Jin is not resting on her laurels, however. The market is increasingly competitive and the 35-year-old says her business needs to get “better and better” to stay on top. You need to continue to invest. Eight years ago everyone wanted better prices, but now so many people are doing cheaper prices. The quality of the product is now really important.”
Currency is really important and the pound dropping is not helping our margins
One challenge facing Jin, like all other fashion businesses in the UK, is Brexit and the implications leaving the European Union might have on trade.
“Currency is really important and the pound dropping is not helping our margins. We might have to increase our prices marginally, although, as a global business, we haven’t been hit as hard as others, as we spread the risk,” she says.
To further alleviate financial risks, Jin is planning to use some UK manufacturers to produce trans-seasonal product for spring 17. She is still deciding on which ones to use and negotiations are at an early stage.

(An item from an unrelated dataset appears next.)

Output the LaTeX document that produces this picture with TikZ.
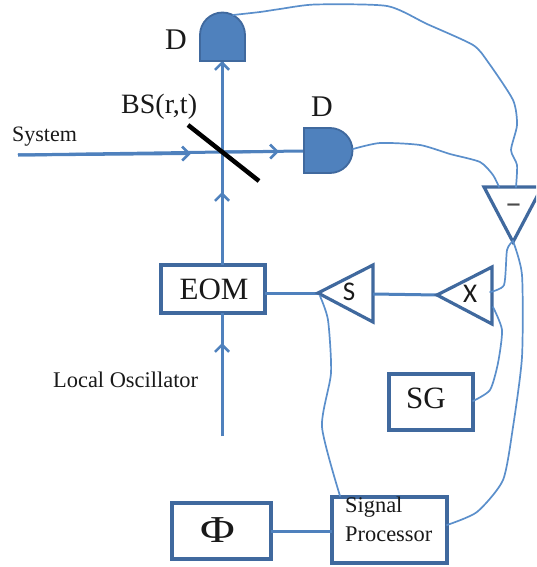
\documentclass[tikz,border=0pt]{standalone}
\usepackage{fontspec}
\setmainfont{Liberation Serif}
\newfontfamily\cali{Carlito}
\usetikzlibrary{arrows.meta}
\definecolor{beam}{HTML}{4F81BD}
\definecolor{edge}{HTML}{40699E}
\definecolor{wirec}{HTML}{5B8FCB}
\tikzset{
  boxn/.style={draw=edge,line width=3.2pt,fill=white,inner sep=0pt,outer sep=0pt,anchor=north west},
  tri/.style={draw=edge,line width=3.2pt,fill=white,line join=miter},
  det/.style={draw=edge,line width=1.8pt,fill=beam},
  ray/.style={draw=beam,line width=3pt},
  wire/.style={draw=wirec,line width=1.7pt,line cap=round,line join=round},
  opentip/.style={-{Straight Barb[length=7pt,width=14pt,line width=2.6pt]}},
  lab/.style={inner sep=0pt,text=black!90}
}
\newcommand{\fsz}[1]{\fontsize{#1}{#1}\selectfont}
\begin{document}
\begin{tikzpicture}[x=1pt,y=-1pt]
\useasboundingbox (0,0) rectangle (536,567);
\clip (0,0) rectangle (536,567);
% named connection points
\coordinate (sysstart) at (18,155);
\coordinate (bsc) at (222,152);
\coordinate (dettop) at (222,61);
\coordinate (detright) at (304,151);
\coordinate (lostart) at (222,436);
\coordinate (stip) at (318,293);
\coordinate (sback) at (373,294);
\coordinate (xtip) at (437,295);
\coordinate (mtip) at (513,242);
% rays
\draw[ray] (sysstart) -- (bsc) -- (detright);
\draw[ray,opentip] (sysstart) -- (191,153.5);
\draw[ray,opentip] (bsc) -- (279,151.5);
\node[boxn,minimum width=104pt,minimum height=48pt] (eom) at (161,265) {};
\draw[ray] (eom.north -| bsc) -- (dettop);
\draw[ray,opentip] (eom.north -| bsc) -- (222,192);
\draw[ray,opentip] (bsc) -- (dettop);
\draw[ray] (lostart) -- (eom.south -| lostart);
\draw[ray,opentip] (lostart) -- (222,343);
% beam splitter
\draw[black,line width=4.5pt] (188,125) coordinate (bsa) -- (259,181) coordinate (bsb);
% detectors
\draw[det] (200,61) -- (200,35) arc[start angle=180,end angle=360,radius=22.5] -- (245,61) -- cycle;
\draw[det] (304,128) -- (330,128) arc[start angle=-90,end angle=90,radius=22.5] -- (304,173) -- cycle;
\node[lab,font=\fsz{30}] (dl1) at (176,39.5) {D};
\node[lab,font=\fsz{30}] (dl2) at (322,106.5) {D};
% triangles
\draw[tri] (484,187) -- (542,187) -- (mtip) -- cycle;
\node[lab,font=\cali\fsz{34},text=black!70] (minus) at (513.5,209) {–};
\draw[ray] (eom.east |- stip) -- (stip);
\draw[tri] (stip) -- (373,265) -- (373,322) -- cycle;
\node[lab,font=\cali\fsz{27}] (sl) at (349,292) {S};
\draw[ray] (sback) -- (xtip);
\draw[tri] (xtip) -- (492,267) -- (492,324) -- cycle;
\node[lab,font=\cali\fsz{27}] (xl) at (470,294) {X};
% boxes
\node[lab,font=\fsz{31}] (eomt) at (214,289) {EOM};
\node[boxn,minimum width=84pt,minimum height=56pt] (sg) at (389,374) {};
\node[lab,font=\fsz{31}] at (426,398) {SG};
\node[boxn,minimum width=115pt,minimum height=66pt] (sp) at (332,497) {};
\node[lab,font=\fsz{22.4},anchor=west] at (345,507) {Signal};
\node[lab,font=\fsz{22.4},anchor=west] at (345,534) {Processor};
\node[boxn,minimum width=99pt,minimum height=56pt] (phi) at (172,503) {};
\node[lab,font=\fsz{38}] at (218,530) {\scalebox{1.25}[1]{Φ}};
\draw[ray] (phi.east) -- (sp.west |- phi.east);
% labels
\node[lab,font=\fsz{28},anchor=west] at (121,106.5) {BS(r,t)};
\node[lab,font=\fsz{22},anchor=west] at (12,137) {System};
\node[lab,font=\fsz{22.4},anchor=west] at (53,380) {Local Oscillator};
% hand-drawn wires
\draw[wire] plot[smooth,tension=0.4] coordinates {(233,15) (260,12) (280,9) (315,4.5) (387,6) (427,24) (473,45) (488,62) (513,100) (517,125) (511,150) (517,165) (516,187)};
\draw[wire] plot[smooth,tension=0.4] coordinates {(353,149) (380,143) (420,145) (450,154) (480,162) (493,175) (499,187)};
\draw[wire] plot[smooth,tension=0.4] coordinates {(513,241) (507,250) (504,285) (490,292)};
\draw[wire] plot[smooth,tension=0.4] coordinates {(513,241) (522,275) (522,357) (513,427) (503,480) (477,512) (447,525)};
\draw[wire] plot[smooth,tension=0.4] coordinates {(473,401) (490,390) (498,363) (502,330) (493,307)};
\draw[wire] plot[smooth,tension=0.4] coordinates {(320,296) (328,320) (331,373) (322,427) (340,496)};
\end{tikzpicture}
\end{document}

Despite the uncertainty around currency and consumer sentiment, Jin is confident that adapting to the changing economy will secure her ambitions for global domination: “The world doesn’t seem very stable at the minute. So the challenge will be to maintain price and quality, and make the designs and lead times even better. We also have to try to be more efficient.
“The economy is tough, so you have to make sure your sell-through is strong and costs are monitored. Adapting to external factors is essential. In five years we want to be a global brand. We’ve built the base, but we’re only getting started.”